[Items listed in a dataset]

━━━━━━━━━━━━━━━━

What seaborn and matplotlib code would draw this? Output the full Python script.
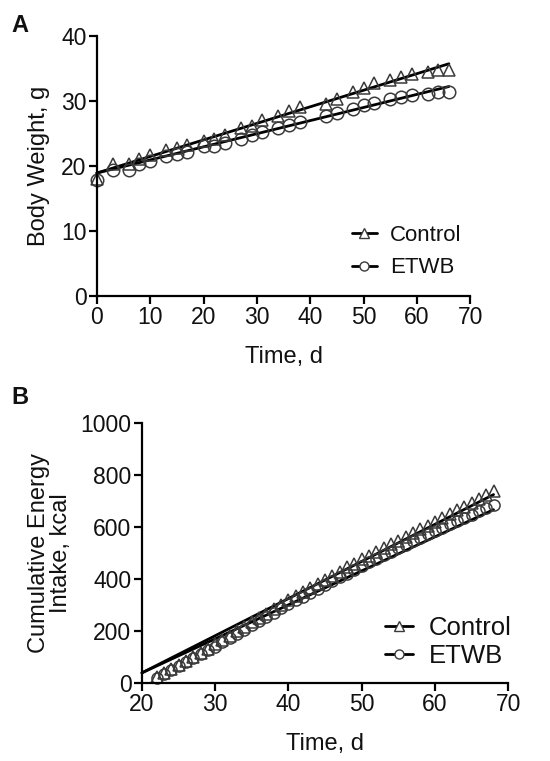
"""
Body weight and cumulative energy intake, Control vs ETWB
"""
import numpy as np
import pandas as pd
import matplotlib
matplotlib.use("Agg")
import matplotlib.pyplot as plt
from matplotlib.lines import Line2D
import seaborn as sns

sns.set_theme(style="ticks")
plt.rcParams['font.family'] = ['Liberation Sans', 'DejaVu Sans']
plt.rcParams['text.color'] = '#111111'
plt.rcParams['axes.labelcolor'] = '#111111'

# ---- Panel A: body weight (g) ----
bw_days = [0, 3, 6, 8, 10, 13, 15, 17, 20, 22, 24, 27, 29, 31, 34, 36, 38,
           43, 45, 48, 50, 52, 55, 57, 59, 62, 64, 66]
bw_control = [18.0, 20.3, 20.3, 21.0, 21.7, 22.5, 22.8, 23.2, 23.8, 24.2, 24.8,
              25.8, 26.2, 27.0, 27.6, 28.5, 29.1, 29.5, 30.3, 31.3, 32.0, 32.7,
              33.2, 33.7, 34.2, 34.5, 34.7, 34.8]
bw_etwb = [17.9, 19.4, 19.4, 20.3, 20.7, 21.5, 21.8, 22.2, 23.0, 23.0, 23.5,
           24.2, 24.7, 25.2, 25.8, 26.3, 26.8, 27.6, 28.2, 28.7, 29.4, 29.6,
           30.3, 30.6, 30.9, 31.0, 31.3, 31.4]
# fitted lines (end points)
bw_fit_days = [0, 66]
bw_fit_control = [18.9, 35.7]
bw_fit_etwb = [18.9, 32.2]

# ---- Panel B: cumulative energy intake (kcal) ----
ei_days = list(range(22, 69))
ei_control = [23, 38, 54, 69, 85, 101, 116, 132, 148, 165, 182, 199, 216, 233,
              250, 267, 284, 301, 318, 334, 350, 365, 381, 397, 412, 428, 444,
              459, 475, 489, 504, 518, 533, 547, 562, 576, 591, 605, 620, 634,
              649, 663, 678, 692, 707, 721, 736]
ei_etwb = [20, 35, 50, 65, 80, 95, 110, 125, 140, 156, 173, 189, 205, 221, 238,
           254, 270, 287, 303, 318, 332, 347, 362, 376, 391, 406, 420, 435, 450,
           463, 477, 490, 504, 517, 531, 544, 558, 571, 585, 597, 610, 622, 635,
           647, 660, 672, 685]
ei_fit_days = [20, 68]
ei_fit_control = [39, 724]
ei_fit_etwb = [39, 666]

EDGE = '#3a3a3a'


def style_axes(ax):
    sns.despine(ax=ax)
    for s in ['left', 'bottom']:
        ax.spines[s].set_linewidth(1.6)
        ax.spines[s].set_color('black')
    ax.tick_params(direction='out', length=5.5, width=1.6, colors='black',
                   labelsize=16.5, pad=2)
    for lbl in ax.get_xticklabels() + ax.get_yticklabels():
        lbl.set_color('#111111')


def draw_series(ax, days, ctrl, etwb, fdays, fctrl, fetwb, ms):
    sns.lineplot(x=fdays, y=fctrl, ax=ax, color='black', lw=2, clip_on=False)
    sns.lineplot(x=fdays, y=fetwb, ax=ax, color='black', lw=2, clip_on=False)
    sns.lineplot(x=days, y=ctrl, ax=ax, linestyle='', marker='^', markersize=ms,
                 markerfacecolor='none', markeredgecolor=EDGE, markeredgewidth=1.1,
                 clip_on=False)
    sns.lineplot(x=days, y=etwb, ax=ax, linestyle='', marker='o', markersize=ms,
                 markerfacecolor='none', markeredgecolor=EDGE, markeredgewidth=1.1,
                 clip_on=False)


def add_legend(ax, loc, fs, spacing):
    handles = [
        Line2D([], [], color='black', lw=2, marker='^', markersize=6.5,
               markerfacecolor='white', markeredgecolor=EDGE, markeredgewidth=1),
        Line2D([], [], color='black', lw=2, marker='o', markersize=6.5,
               markerfacecolor='white', markeredgecolor=EDGE, markeredgewidth=1),
    ]
    ax.legend(handles, ['Control', 'ETWB'], loc='lower left', bbox_to_anchor=loc,
              frameon=False, fontsize=fs, handlelength=1.1, handletextpad=0.6,
              labelspacing=spacing, borderaxespad=0)


fig = plt.figure(figsize=(5.5, 7.61), dpi=100)

# Panel A
axA = fig.add_axes([0.176, 0.611, 0.679, 0.342])
draw_series(axA, bw_days, bw_control, bw_etwb,
            bw_fit_days, bw_fit_control, bw_fit_etwb, ms=9)
axA.set_xlim(0, 70)
axA.set_ylim(0, 40)
axA.set_xticks(np.arange(0, 71, 10))
axA.set_yticks(np.arange(0, 41, 10))
axA.set_xlabel('Time, d', fontsize=17, labelpad=12)
axA.set_ylabel('Body Weight, g', fontsize=17, labelpad=8)
style_axes(axA)
add_legend(axA, (0.66, 0.034), 16, 0.52)

# Panel B
axB = fig.add_axes([0.258, 0.1025, 0.666, 0.342])
draw_series(axB, ei_days, ei_control, ei_etwb,
            ei_fit_days, ei_fit_control, ei_fit_etwb, ms=8)
axB.set_xlim(20, 70)
axB.set_ylim(0, 1000)
axB.set_xticks(np.arange(20, 71, 10))
axB.set_yticks(np.arange(0, 1001, 200))
axB.set_xlabel('Time, d', fontsize=17, labelpad=12)
axB.set_ylabel('Cumulative Energy\nIntake, kcal', fontsize=17, labelpad=6,
               linespacing=1.0)
style_axes(axB)
add_legend(axB, (0.635, 0.02), 18.5, 0.12)

fig.text(0.02, 0.967, 'A', fontsize=17, fontweight='bold', va='center')
fig.text(0.02, 0.478, 'B', fontsize=17, fontweight='bold', va='center')

plt.savefig('out.png', dpi=100)
plt.close()
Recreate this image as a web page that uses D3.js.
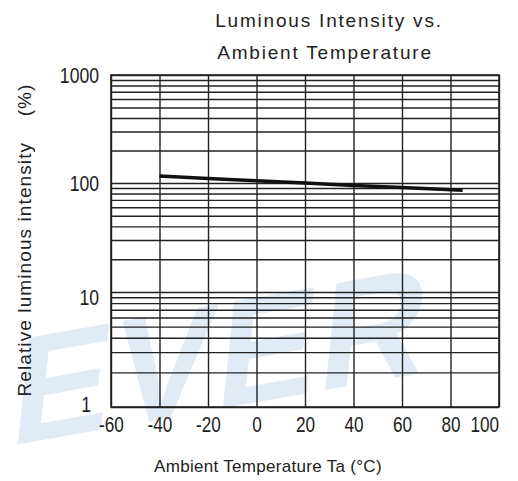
<!DOCTYPE html>
<html>
<head>
<meta charset="utf-8">
<script src="https://cdn.jsdelivr.net/npm/d3@7"></script>
<style>
  body { margin: 0; background: #fff; }
  svg text { font-family: "Liberation Sans", Arial, sans-serif; fill: #222; }
</style>
</head>
<body>
<div id="chart"></div>
<script>
// curve
const temps = [-40, -20, 0, 20, 40, 60, 85]
const intensity = [116, 110, 105, 100, 95, 91, 86]

const xTicks = [-60, -40, -20, 0, 20, 40, 60, 80, 100]
const yTicks = [1, 10, 100, 1000]

const W = 518, H = 481
const plotL = 111, plotR = 499, plotT = 75, plotB = 407

const svg = d3.select("#chart").append("svg")
    .attr("width", W)
    .attr("height", H)

// faint logo watermark behind the grid
svg.append("text")
    .attr("transform", "translate(8,446) rotate(-10) skewX(-16)")
    .style("font-size", "150px")
    .style("font-weight", "bold")
    .style("fill", "#e0ebf6")
    .style("letter-spacing", "4px")
    .text("EVER")

const x = d3.scaleLinear().domain([-60, 100]).range([plotL, plotR])
// the printed decades are not quite equal, so map each one
const y = d3.scaleLog().domain([1, 10, 100, 1000]).range([plotB, 292, 183, plotT])

// horizontal log grid
svg.append("g")
    .attr("transform", `translate(${plotL},0)`)
    .call(d3.axisLeft(y).tickSize(-(plotR - plotL)).tickFormat(""))
    .call(g => g.select(".domain").remove())
    .selectAll("line")
    .attr("stroke", "#222")
    .attr("stroke-width", 1.4)

// vertical grid
svg.append("g")
    .attr("transform", `translate(0,${plotB})`)
    .call(d3.axisBottom(x).tickValues(xTicks).tickSize(-(plotB - plotT)).tickFormat(""))
    .call(g => g.select(".domain").remove())
    .selectAll("line")
    .attr("stroke", "#222")
    .attr("stroke-width", 1.4)

svg.append("rect")
    .attr("x", plotL).attr("y", plotT)
    .attr("width", plotR - plotL).attr("height", plotB - plotT)
    .attr("fill", "none")
    .attr("stroke", "#222")
    .attr("stroke-width", 1.6)

// tick labels, narrow like the printed sheet
const xAxis = svg.append("g")
    .attr("transform", `translate(0,${plotB})`)
    .call(d3.axisBottom(x).tickValues(xTicks).tickFormat(d => String(d)).tickSize(0).tickPadding(9))
xAxis.select(".domain").remove()
xAxis.selectAll("text")
    .style("font-size", "22px")
    .attr("dy", "0.71em")
    .attr("transform", "scale(0.78,1)")
    .attr("x", d => d === 100 ? -19 : 0)

const yAxis = svg.append("g")
    .attr("transform", `translate(${plotL},0)`)
    .call(d3.axisLeft(y).tickValues(yTicks).tickFormat(d3.format("d")).tickSize(0).tickPadding(15))
yAxis.select(".domain").remove()
yAxis.selectAll("text")
    .style("font-size", "22px")
    .attr("transform", "scale(0.8,1)")
    .attr("dy", d => d === 10 ? "0.55em" : d === 1 ? "0.2em" : "0.32em")
    .attr("x", d => d === 1 ? -25 : -15)

// the curve
const line = d3.line()
    .x((d, i) => x(temps[i]))
    .y(d => y(d))

svg.append("path")
    .datum(intensity)
    .attr("d", line)
    .attr("fill", "none")
    .attr("stroke", "#111")
    .attr("stroke-width", 3.5)

// titles
svg.append("text")
    .attr("x", 329).attr("y", 27)
    .attr("text-anchor", "middle")
    .style("font-size", "19px")
    .style("letter-spacing", "1.8px")
    .text("Luminous Intensity vs.")

svg.append("text")
    .attr("x", 325).attr("y", 59)
    .attr("text-anchor", "middle")
    .style("font-size", "19px")
    .style("letter-spacing", "1.8px")
    .text("Ambient Temperature")

svg.append("text")
    .attr("x", 268).attr("y", 472)
    .attr("text-anchor", "middle")
    .style("font-size", "17px")
    .style("letter-spacing", "0.3px")
    .text("Ambient Temperature Ta (°C)")

svg.append("text")
    .attr("transform", "translate(31,240) rotate(-90)")
    .attr("text-anchor", "middle")
    .style("font-size", "19px")
    .style("letter-spacing", "1.1px")
    .text("Relative luminous intensity \u00a0\u00a0 (%)")
</script>
</body>
</html>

━━━━━━━━━━━━━━━━

* [The exercise]
Pictures excluded, repeat exactly the lines from the top of the material through the line with "import seaborn as sns", including both of those lines.

* [Correct response]
What seaborn and matplotlib code would draw this? Output the full Python script.
"""
Body weight and cumulative energy intake, Control vs ETWB
"""
import numpy as np
import pandas as pd
import matplotlib
matplotlib.use("Agg")
import matplotlib.pyplot as plt
from matplotlib.lines import Line2D
import seaborn as sns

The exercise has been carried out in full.